Depending on DIGITS, only significant digits of floating-point numbers are displayed on the screen. The preferences Pref::floatFormat and Pref::trailingZeroes can be used to modify the screen output. See Example 4.

At least one digit after the decimal point is displayed; if it is insignificant, it is replaced by zero. See Example 6.

Internally, floating-point numbers are created and stored with some extra “guard digits.” These are also taken into account by the basic arithmetical operations.

For example, for DIGITS = 10, the function float converts exact numbers to floats with some more decimal digits. The number of guard digits depends on DIGITS.

At least 2 internal guard digits are available for any value of DIGITS.

See Example 4 and Example 7.

Environment variables such as DIGITS are global variables. Upon return from a procedure that changes DIGITS, the new value is valid outside the context of the procedure as well! Use save DIGITS to restrict the modified value of DIGITS to the procedure. See Example 8.

The default value of DIGITS is 10; DIGITS has this value after starting or resetting the system via reset. Also the command delete DIGITS; restores the default value.

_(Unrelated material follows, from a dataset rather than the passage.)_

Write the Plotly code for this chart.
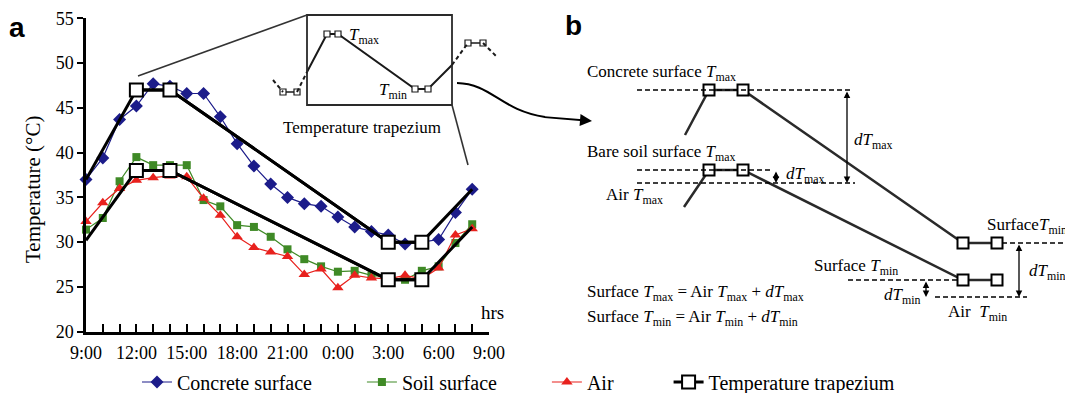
import plotly.graph_objects as go

# ---------------- data (panel a) ----------------
hours = list(range(24))                      # 0 = 9:00 ... 23 = 8:00 next day
tick_hours = list(range(25))
tick_text = {0: "9:00", 3: "12:00", 6: "15:00", 9: "18:00", 12: "21:00",
             15: "0:00", 18: "3:00", 21: "6:00", 24: "9:00"}
tick_labels = [tick_text.get(h, "") for h in tick_hours]

concrete = [37.0, 39.4, 43.7, 45.2, 47.7, 47.4, 46.6, 46.6, 44.0, 41.0, 38.5, 36.5,
            35.0, 34.3, 34.0, 32.8, 31.7, 31.2, 30.8, 29.8, 30.0, 30.3, 33.3, 35.9]
soil = [31.4, 32.7, 36.8, 39.5, 38.6, 38.6, 38.6, 34.7, 34.0, 31.9, 31.7, 30.6,
        29.2, 28.1, 27.3, 26.7, 26.8, 26.3, 26.1, 25.8, 26.8, 27.3, 29.9, 32.0]
air = [32.3, 34.4, 36.0, 36.9, 37.2, 37.4, 37.3, 34.9, 33.0, 30.6, 29.4, 28.9,
       28.4, 26.4, 27.0, 24.9, 26.3, 26.0, 25.9, 26.3, 25.9, 27.1, 30.8, 31.5]

trap_x = [0, 3, 5, 18, 20, 23]
trap_concrete = [37.0, 47.0, 47.0, 30.0, 30.0, 35.9]
trap_soil = [30.2, 38.0, 38.0, 25.8, 25.8, 31.7]

# ---------------- schematic geometry (inset + panel b, drawing units) ----------------
inset_box = [307, 15, 452, 105]
inset_solid_x = [307, 327, 338, 415, 428, 452]
inset_solid_y = [72, 34, 34, 89, 89, 65]
inset_sq_x = [283, 297, 327, 338, 415, 428, 468, 483]
inset_sq_y = [92, 92, 34, 34, 89, 89, 43, 43]
inset_dash = [(273, 80, 283, 92), (297, 92, 307, 72), (452, 65, 468, 43), (483, 43, 497, 57)]
inset_zoom_lines = [(138, 76, 307, 15), (452, 105, 468, 165)]

b_conc_x = [685, 709, 743, 963, 997]
b_conc_y = [135, 90, 90, 243, 243]
b_soil_x = [684, 709, 743, 963, 997]
b_soil_y = [207, 170, 170, 280, 280]
b_dash = [(637, 90, 853, 90), (637, 170, 770, 170), (637, 183, 855, 183),
          (1002, 243, 1070, 243), (848, 280, 960, 280), (935, 297, 1027, 297)]
b_arrows = [(847, 90, 847, 183), (776, 170, 776, 183), (1019, 243, 1019, 297), (926, 280, 926, 297)]

SERIF = "Liberation Serif"
NAVY = "#1c1c8a"
GREEN = "#3f8a26"
RED = "#e8211d"

fig = go.Figure()

# panel a series
fig.add_trace(go.Scatter(x=hours, y=concrete, mode="lines+markers",
                         name="Concrete surface" + "\u00a0" * 9,
                         line=dict(color=NAVY, width=1.2),
                         marker=dict(symbol="diamond", size=10, color=NAVY),
                         cliponaxis=False))
fig.add_trace(go.Scatter(x=hours, y=soil, mode="lines+markers",
                         name="Soil surface" + "\u00a0" * 9,
                         line=dict(color=GREEN, width=1.2),
                         marker=dict(symbol="square", size=8, color=GREEN),
                         cliponaxis=False))
fig.add_trace(go.Scatter(x=hours, y=air, mode="lines+markers",
                         name="Air" + "\u00a0" * 10,
                         line=dict(color=RED, width=1.2),
                         marker=dict(symbol="triangle-up", size=10, color=RED),
                         cliponaxis=False))
for i, tr in enumerate([trap_concrete, trap_soil]):
    fig.add_trace(go.Scatter(x=trap_x, y=tr, mode="lines", showlegend=False,
                             line=dict(color="black", width=3), cliponaxis=False,
                             hoverinfo="skip"))
    fig.add_trace(go.Scatter(x=trap_x[1:5], y=tr[1:5], mode="lines+markers",
                             name="Temperature trapezium", showlegend=(i == 0),
                             line=dict(color="black", width=3),
                             marker=dict(symbol="square", size=13, color="white",
                                         line=dict(color="black", width=2)),
                             cliponaxis=False))

# schematic traces (x2/y2 drawing axes)
fig.add_trace(go.Scatter(x=inset_solid_x, y=inset_solid_y, mode="lines", xaxis="x2", yaxis="y2",
                         line=dict(color="#1a1a1a", width=2), showlegend=False, hoverinfo="skip"))
for (xa, xb, y) in [(283, 297, 92), (468, 483, 43)]:
    fig.add_trace(go.Scatter(x=[xa, xb], y=[y, y], mode="lines", xaxis="x2", yaxis="y2",
                             line=dict(color="#1a1a1a", width=1.5), showlegend=False, hoverinfo="skip"))
fig.add_trace(go.Scatter(x=inset_sq_x, y=inset_sq_y, mode="markers", xaxis="x2", yaxis="y2",
                         marker=dict(symbol="square", size=6, color="white",
                                     line=dict(color="#1a1a1a", width=1.2)),
                         showlegend=False, hoverinfo="skip"))
for bx, by in [(b_conc_x, b_conc_y), (b_soil_x, b_soil_y)]:
    fig.add_trace(go.Scatter(x=bx, y=by, mode="lines+markers", xaxis="x2", yaxis="y2",
                             line=dict(color="#2a2a2a", width=2.5),
                             marker=dict(symbol="square", size=11, color="white",
                                         opacity=[0, 1, 1, 1, 1],
                                         line=dict(color="black", width=2)),
                             showlegend=False, hoverinfo="skip"))

shapes = []
x0, y0, x1, y1 = inset_box
shapes.append(dict(type="rect", xref="x2", yref="y2", x0=x0, y0=y0, x1=x1, y1=y1,
                   line=dict(color="#2a2a2a", width=1.8)))
for (xa, ya, xb, yb) in inset_zoom_lines:
    shapes.append(dict(type="line", xref="x2", yref="y2", x0=xa, y0=ya, x1=xb, y1=yb,
                       line=dict(color="#333333", width=1.6)))
for (xa, ya, xb, yb) in inset_dash:
    shapes.append(dict(type="line", xref="x2", yref="y2", x0=xa, y0=ya, x1=xb, y1=yb,
                       line=dict(color="#1a1a1a", width=2, dash="4px,3px")))
for (xa, ya, xb, yb) in b_dash:
    shapes.append(dict(type="line", xref="x2", yref="y2", x0=xa, y0=ya, x1=xb, y1=yb,
                       line=dict(color="black", width=1.6, dash="5px,3px")))
shapes.append(dict(type="path", xref="x2", yref="y2",
                   path="M 457,83 C 492,84 500,110 545,117",
                   line=dict(color="black", width=2)))

annotations = []
for (xa, ya, xb, yb) in b_arrows:
    annotations.append(dict(x=xb, y=yb, ax=xa, ay=ya, xref="x2", yref="y2", axref="x2", ayref="y2",
                            text="", showarrow=True, arrowhead=2, arrowsize=1, arrowwidth=1.3,
                            arrowside="end+start", arrowcolor="black"))
annotations.append(dict(x=592, y=121, ax=543, ay=117, xref="x2", yref="y2", axref="x2", ayref="y2",
                        text="", showarrow=True, arrowhead=2, arrowsize=1.2, arrowwidth=2,
                        arrowcolor="black"))

def txt(x, y, s, size=17, xanchor="left", family=SERIF, color="black"):
    annotations.append(dict(x=x, y=y, xref="x2", yref="y2", text=s, showarrow=False,
                            xanchor=xanchor, yanchor="middle",
                            font=dict(family=family, size=size, color=color)))

Tmax = "<i>T</i><sub>max</sub>"
Tmin = "<i>T</i><sub>min</sub>"
txt(17, 27, "<b>a</b>", size=28, xanchor="center", family="Liberation Sans")
txt(573, 25, "<b>b</b>", size=28, xanchor="center", family="Liberation Sans")
txt(492, 312, "hrs", size=19, xanchor="center")
txt(347, 36, Tmax, size=17)
txt(377, 91, Tmin, size=17)
txt(362, 127, "Temperature trapezium", size=17, xanchor="center")
txt(585, 73, "Concrete surface " + Tmax)
txt(852, 141, "<i>dT</i><sub>max</sub>")
txt(585, 153, "Bare soil surface " + Tmax)
txt(784, 175, "<i>dT</i><sub>max</sub>")
txt(604, 196, "Air " + Tmax)
txt(985, 226, "Surface" + Tmin)
txt(1027, 272, "<i>dT</i><sub>min</sub>")
txt(812, 267, "Surface " + Tmin)
txt(882, 296, "<i>dT</i><sub>min</sub>")
txt(946, 313, "Air\u00a0\u00a0" + Tmin)
txt(585, 293, "Surface " + Tmax + " = Air " + Tmax + " + <i>dT</i><sub>max</sub>")
txt(585, 318, "Surface " + Tmin + " = Air " + Tmin + " + <i>dT</i><sub>min</sub>")

# y-axis title
annotations.append(dict(x=33, y=190, xref="x2", yref="y2", text="Temperature (°C)", textangle=-90,
                        showarrow=False, xanchor="center", yanchor="middle",
                        font=dict(family=SERIF, size=21, color="black")))

W, H = 1065, 393
fig.update_layout(
    width=W, height=H,
    margin=dict(l=0, r=0, t=0, b=0, autoexpand=False),
    paper_bgcolor="white", plot_bgcolor="rgba(0,0,0,0)",
    font=dict(family=SERIF, size=18, color="black"),
    xaxis=dict(domain=[86 / W, 489 / W], range=[0, 24], tickvals=tick_hours, ticktext=tick_labels,
               ticks="inside", ticklen=8, tickwidth=2, tickcolor="black",
               showline=True, linewidth=2.5, linecolor="black", showgrid=False, zeroline=False,
               tickfont=dict(family=SERIF, size=18), ticklabelstandoff=3, anchor="y"),
    yaxis=dict(domain=[1 - 331.7 / H, 1 - 18.3 / H], range=[20, 55], dtick=5,
               ticks="outside", ticklen=6, tickwidth=2, tickcolor="black",
               showline=True, linewidth=2.5, linecolor="black", showgrid=False, zeroline=False,
               tickfont=dict(family=SERIF, size=18), anchor="x"),
    xaxis2=dict(domain=[0, 1], range=[0, W], visible=False, anchor="y2", fixedrange=True),
    yaxis2=dict(domain=[0, 1], range=[H, 0], visible=False, anchor="x2", fixedrange=True),
    showlegend=True,
    legend=dict(orientation="h", x=137 / W, xanchor="left", y=11 / H, yanchor="middle",
                font=dict(family=SERIF, size=20), bgcolor="rgba(0,0,0,0)",
                itemwidth=30, tracegroupgap=0, borderwidth=0),
    shapes=shapes, annotations=annotations,
)

fig.write_html("out.html", config={"displayModeBar": False},
               post_script="document.body.style.margin='0';document.body.style.overflow='hidden';")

See the helppage of float for further information.


Example 1

We convert some exact numbers and numerical expressions to floating point approximations:

DIGITS := 10: 
float(PI), float(1/7), float(sqrt(2) + exp(3)), float(exp(-20))

DIGITS := 20:
float(PI), float(1/7), float(sqrt(2) + exp(3)), float(exp(-20))

delete DIGITS:

Example 2

We illustrate error propagation in numerical computations. The following rational number approximates exp(2) to 17 decimal digits:

r := 738905609893065023/100000000000000000:

The following float call converts exp(2) and r to floating point approximations. The approximation errors propagate and are amplified in the following numerical expression:

DIGITS := 6: float(10^20*(r - exp(2)))

None of the digits in this result is correct. A better result is obtained by increasing DIGITS:

DIGITS := 20: float(10^20*(r - exp(2)))

delete r, DIGITS:

Example 3

In the following, only 10 of the entered 30 digits are regarded as significant. The extra digits are stored internally, anyway:

DIGITS := 10:
a := 1.23456789666666666666666666666;
b := 1.23456789444444444444444444444

We increase DIGITS. Because the internal representation of a and b is correct to 30 decimal place, the difference can be computed correctly to 20 decimal places:

DIGITS := 30: a - b

delete a, b, DIGITS:

Example 4

We compute a floating-point number with a precision of 10 digits. Internally, this number is stored with some guard digits. Increasing DIGITS to 30, the correct guard digits become visible. With the the call Pref::trailingZeroes(TRUE), trailing zeroes of the decimal representation become visible:

DIGITS := 10: a := float(1/9)

Pref::trailingZeroes(TRUE): DIGITS := 100: a
Pref::trailingZeroes(FALSE): delete a, DIGITS:

Example 5

For the float evaluation of the sine function, the argument is reduced to the standard interval [0, 2 π]. For this reduction, the argument must be known to some digits after the decimal point. For small DIGITS, the digits after the decimal point are pure round-off if the argument is a large floating-point number:

DIGITS := 10: sin(float(2*10^30))

Increasing DIGITS to 50, the argument of the the sine function has about 30 correct digits after the decimal point. The first 30 digits of the following result are reliable:

DIGITS := 50: sin(float(2*10^30))

delete DIGITS:

Example 6

At least one digit after the decimal point is always displayed. In the following example, the number 39.9 is displayed as 40.0 because “40.” is not be a valid MuPAD® input:

DIGITS := 2: float(10*PI), 39.9, -30.2

delete DIGITS:

Example 7

We compute float(10^40*8/9) with various values of DIGITS. Rounding takes into account all guard digits, i.e., the resulting integer makes all guard digits visible:

for DIGITS in [7, 8, 9, 17, 18, 19, 26, 27, 28] do
    print("DIGITS" = DIGITS, round(float(10^40*8/9)))

Example 8

The following procedure allows to compute numerical approximations with a specified precision without changing DIGITS as a global variable. Internally, DIGITS is set to the desired precision and the float approximation is computed. Because of save DIGITS, the value of DIGITS is not changed outside the procedure:

myfloat := proc(x, digits) 
           save DIGITS;
             DIGITS := digits:

The float approximation of the following value x suffers from numerical cancellation. The procedure myloat is used to approximate x with 30 digits. The result is displayed with only 7 digits because of the value DIGITS = 7 valid outside the procedure. However, all displayed digits are correct:

x := PI^7 - exp(8013109200945801/1000000000000000):
DIGITS := 7: 
float(x), myfloat(x, 30)

delete myfloat, x, DIGITS:


If a floating-point number x has been created with high precision, and the computation is to continue at a lower precision, the easiest method to get rid of memory-consuming insignificant digits is x := x + 0.0.